┏━━

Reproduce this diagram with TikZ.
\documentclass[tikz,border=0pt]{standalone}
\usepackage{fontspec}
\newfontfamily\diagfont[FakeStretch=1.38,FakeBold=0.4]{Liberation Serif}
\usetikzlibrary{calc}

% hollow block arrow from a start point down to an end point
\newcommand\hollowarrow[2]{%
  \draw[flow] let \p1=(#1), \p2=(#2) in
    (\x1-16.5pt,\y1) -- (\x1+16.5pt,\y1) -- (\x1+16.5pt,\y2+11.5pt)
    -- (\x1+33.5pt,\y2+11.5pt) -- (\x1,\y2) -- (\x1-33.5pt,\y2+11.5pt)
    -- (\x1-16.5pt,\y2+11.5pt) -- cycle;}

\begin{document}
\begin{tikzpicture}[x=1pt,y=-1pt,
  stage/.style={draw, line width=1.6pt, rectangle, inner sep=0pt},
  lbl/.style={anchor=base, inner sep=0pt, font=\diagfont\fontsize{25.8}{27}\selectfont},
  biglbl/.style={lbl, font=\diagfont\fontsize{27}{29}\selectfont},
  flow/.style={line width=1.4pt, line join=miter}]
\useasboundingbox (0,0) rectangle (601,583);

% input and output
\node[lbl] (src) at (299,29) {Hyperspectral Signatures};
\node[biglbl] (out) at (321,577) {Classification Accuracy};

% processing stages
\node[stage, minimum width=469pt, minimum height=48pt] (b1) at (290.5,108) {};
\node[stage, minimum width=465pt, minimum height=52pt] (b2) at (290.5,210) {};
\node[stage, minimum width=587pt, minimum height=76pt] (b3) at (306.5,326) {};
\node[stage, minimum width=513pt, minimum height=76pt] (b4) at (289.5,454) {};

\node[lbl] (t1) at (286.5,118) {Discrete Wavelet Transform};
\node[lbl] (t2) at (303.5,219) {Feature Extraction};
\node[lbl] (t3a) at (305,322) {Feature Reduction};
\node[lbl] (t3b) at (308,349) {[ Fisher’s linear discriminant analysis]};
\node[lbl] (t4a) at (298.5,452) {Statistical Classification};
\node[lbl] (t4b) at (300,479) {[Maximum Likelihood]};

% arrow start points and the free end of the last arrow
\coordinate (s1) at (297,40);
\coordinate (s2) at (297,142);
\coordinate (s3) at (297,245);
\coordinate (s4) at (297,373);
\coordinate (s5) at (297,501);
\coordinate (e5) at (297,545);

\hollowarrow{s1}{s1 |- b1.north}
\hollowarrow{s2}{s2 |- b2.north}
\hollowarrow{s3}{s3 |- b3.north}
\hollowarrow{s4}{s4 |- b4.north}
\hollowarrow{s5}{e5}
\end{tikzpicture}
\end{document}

┗━━

GIVEN TASK - Write the entire listing out again, word for word.

REPLY -
Reproduce this diagram with TikZ.
\documentclass[tikz,border=0pt]{standalone}
\usepackage{fontspec}
\newfontfamily\diagfont[FakeStretch=1.38,FakeBold=0.4]{Liberation Serif}
\usetikzlibrary{calc}

% hollow block arrow from a start point down to an end point
\newcommand\hollowarrow[2]{%
  \draw[flow] let \p1=(#1), \p2=(#2) in
    (\x1-16.5pt,\y1) -- (\x1+16.5pt,\y1) -- (\x1+16.5pt,\y2+11.5pt)
    -- (\x1+33.5pt,\y2+11.5pt) -- (\x1,\y2) -- (\x1-33.5pt,\y2+11.5pt)
    -- (\x1-16.5pt,\y2+11.5pt) -- cycle;}

\begin{document}
\begin{tikzpicture}[x=1pt,y=-1pt,
  stage/.style={draw, line width=1.6pt, rectangle, inner sep=0pt},
  lbl/.style={anchor=base, inner sep=0pt, font=\diagfont\fontsize{25.8}{27}\selectfont},
  biglbl/.style={lbl, font=\diagfont\fontsize{27}{29}\selectfont},
  flow/.style={line width=1.4pt, line join=miter}]
\useasboundingbox (0,0) rectangle (601,583);

% input and output
\node[lbl] (src) at (299,29) {Hyperspectral Signatures};
\node[biglbl] (out) at (321,577) {Classification Accuracy};

% processing stages
\node[stage, minimum width=469pt, minimum height=48pt] (b1) at (290.5,108) {};
\node[stage, minimum width=465pt, minimum height=52pt] (b2) at (290.5,210) {};
\node[stage, minimum width=587pt, minimum height=76pt] (b3) at (306.5,326) {};
\node[stage, minimum width=513pt, minimum height=76pt] (b4) at (289.5,454) {};

\node[lbl] (t1) at (286.5,118) {Discrete Wavelet Transform};
\node[lbl] (t2) at (303.5,219) {Feature Extraction};
\node[lbl] (t3a) at (305,322) {Feature Reduction};
\node[lbl] (t3b) at (308,349) {[ Fisher’s linear discriminant analysis]};
\node[lbl] (t4a) at (298.5,452) {Statistical Classification};
\node[lbl] (t4b) at (300,479) {[Maximum Likelihood]};

% arrow start points and the free end of the last arrow
\coordinate (s1) at (297,40);
\coordinate (s2) at (297,142);
\coordinate (s3) at (297,245);
\coordinate (s4) at (297,373);
\coordinate (s5) at (297,501);
\coordinate (e5) at (297,545);

\hollowarrow{s1}{s1 |- b1.north}
\hollowarrow{s2}{s2 |- b2.north}
\hollowarrow{s3}{s3 |- b3.north}
\hollowarrow{s4}{s4 |- b4.north}
\hollowarrow{s5}{e5}
\end{tikzpicture}
\end{document}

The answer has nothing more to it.